-- START Material --
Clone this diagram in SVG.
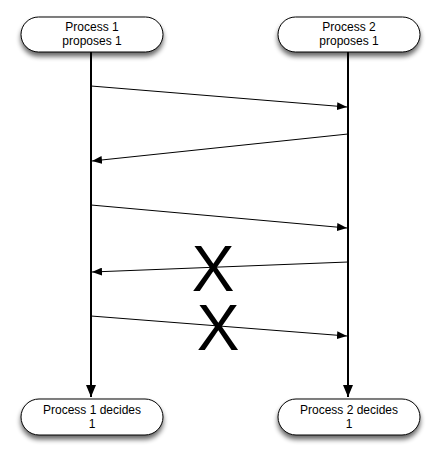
<svg xmlns="http://www.w3.org/2000/svg" width="440" height="459" viewBox="0 0 440 459">
<style>
.pill{fill:#fff;stroke:#000;stroke-width:1;filter:url(#sh)}
.t{font-family:"Liberation Sans",Arial,sans-serif;font-size:12px;text-anchor:middle;fill:#000}
.life{stroke:#000;stroke-width:2;fill:none}
.msg{stroke:#000;stroke-width:1;fill:none}
.x{font-family:"Liberation Sans",Arial,sans-serif;font-size:64px;text-anchor:middle;fill:#000}
</style>
<defs>
<filter id="sh" x="-20%" y="-30%" width="140%" height="180%">
<feGaussianBlur in="SourceAlpha" stdDeviation="2.5"/>
<feOffset dx="0" dy="4" result="b"/>
<feComponentTransfer><feFuncA type="linear" slope="0.6"/></feComponentTransfer>
<feMerge><feMergeNode/><feMergeNode in="SourceGraphic"/></feMerge>
</filter>
<marker id="ah" markerWidth="10" markerHeight="8" refX="10" refY="4" orient="auto" markerUnits="userSpaceOnUse">
<path d="M0,0 L10,4 L0,8 Z" fill="#000"/>
</marker>
<marker id="ahl" markerWidth="12" markerHeight="10" refX="12" refY="5" orient="auto" markerUnits="userSpaceOnUse">
<path d="M0,0 L12,5 L0,10 Z" fill="#000"/>
</marker>
</defs>
<g id="connectors">
<line class="life" x1="91" y1="52" x2="91" y2="397" marker-end="url(#ahl)"/>
<line class="life" x1="348" y1="52" x2="348" y2="397" marker-end="url(#ahl)"/>
<line class="msg" x1="91" y1="86" x2="347" y2="107" marker-end="url(#ah)"/>
<line class="msg" x1="348" y1="134" x2="92" y2="161" marker-end="url(#ah)"/>
<line class="msg" x1="91" y1="205" x2="347" y2="228" marker-end="url(#ah)"/>
<line class="msg" x1="348" y1="262" x2="92" y2="272" marker-end="url(#ah)"/>
<line class="msg" x1="91" y1="316" x2="347" y2="336" marker-end="url(#ah)"/>
</g>
<g id="p1propose">
<rect class="pill" x="21" y="17" width="142" height="35" rx="17.5"/>
<text class="t" x="92" y="31">Process 1</text>
<text class="t" x="92" y="45">proposes 1</text>
</g>
<g id="p2propose">
<rect class="pill" x="278" y="17" width="142" height="35" rx="17.5"/>
<text class="t" x="349" y="31">Process 2</text>
<text class="t" x="349" y="45">proposes 1</text>
</g>
<g id="p1decide">
<rect class="pill" x="21" y="399" width="142" height="36" rx="18"/>
<text class="t" x="92" y="414">Process 1 decides</text>
<text class="t" x="92" y="428">1</text>
</g>
<g id="p2decide">
<rect class="pill" x="278" y="399" width="142" height="36" rx="18"/>
<text class="t" x="349" y="414">Process 2 decides</text>
<text class="t" x="349" y="428">1</text>
</g>
<g id="losses">
<text class="x" x="213" y="291">X</text>
<text class="x" x="218" y="350">X</text>
</g>
</svg>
-- END Material --
• _Given exercise_
Go through the listing above and quote it exactly, apart from its images.

• _Solution for this exercise_
Clone this diagram in SVG.
<svg xmlns="http://www.w3.org/2000/svg" width="440" height="459" viewBox="0 0 440 459">
<style>
.pill{fill:#fff;stroke:#000;stroke-width:1;filter:url(#sh)}
.t{font-family:"Liberation Sans",Arial,sans-serif;font-size:12px;text-anchor:middle;fill:#000}
.life{stroke:#000;stroke-width:2;fill:none}
.msg{stroke:#000;stroke-width:1;fill:none}
.x{font-family:"Liberation Sans",Arial,sans-serif;font-size:64px;text-anchor:middle;fill:#000}
</style>
<defs>
<filter id="sh" x="-20%" y="-30%" width="140%" height="180%">
<feGaussianBlur in="SourceAlpha" stdDeviation="2.5"/>
<feOffset dx="0" dy="4" result="b"/>
<feComponentTransfer><feFuncA type="linear" slope="0.6"/></feComponentTransfer>
<feMerge><feMergeNode/><feMergeNode in="SourceGraphic"/></feMerge>
</filter>
<marker id="ah" markerWidth="10" markerHeight="8" refX="10" refY="4" orient="auto" markerUnits="userSpaceOnUse">
<path d="M0,0 L10,4 L0,8 Z" fill="#000"/>
</marker>
<marker id="ahl" markerWidth="12" markerHeight="10" refX="12" refY="5" orient="auto" markerUnits="userSpaceOnUse">
<path d="M0,0 L12,5 L0,10 Z" fill="#000"/>
</marker>
</defs>
<g id="connectors">
<line class="life" x1="91" y1="52" x2="91" y2="397" marker-end="url(#ahl)"/>
<line class="life" x1="348" y1="52" x2="348" y2="397" marker-end="url(#ahl)"/>
<line class="msg" x1="91" y1="86" x2="347" y2="107" marker-end="url(#ah)"/>
<line class="msg" x1="348" y1="134" x2="92" y2="161" marker-end="url(#ah)"/>
<line class="msg" x1="91" y1="205" x2="347" y2="228" marker-end="url(#ah)"/>
<line class="msg" x1="348" y1="262" x2="92" y2="272" marker-end="url(#ah)"/>
<line class="msg" x1="91" y1="316" x2="347" y2="336" marker-end="url(#ah)"/>
</g>
<g id="p1propose">
<rect class="pill" x="21" y="17" width="142" height="35" rx="17.5"/>
<text class="t" x="92" y="31">Process 1</text>
<text class="t" x="92" y="45">proposes 1</text>
</g>
<g id="p2propose">
<rect class="pill" x="278" y="17" width="142" height="35" rx="17.5"/>
<text class="t" x="349" y="31">Process 2</text>
<text class="t" x="349" y="45">proposes 1</text>
</g>
<g id="p1decide">
<rect class="pill" x="21" y="399" width="142" height="36" rx="18"/>
<text class="t" x="92" y="414">Process 1 decides</text>
<text class="t" x="92" y="428">1</text>
</g>
<g id="p2decide">
<rect class="pill" x="278" y="399" width="142" height="36" rx="18"/>
<text class="t" x="349" y="414">Process 2 decides</text>
<text class="t" x="349" y="428">1</text>
</g>
<g id="losses">
<text class="x" x="213" y="291">X</text>
<text class="x" x="218" y="350">X</text>
</g>
</svg>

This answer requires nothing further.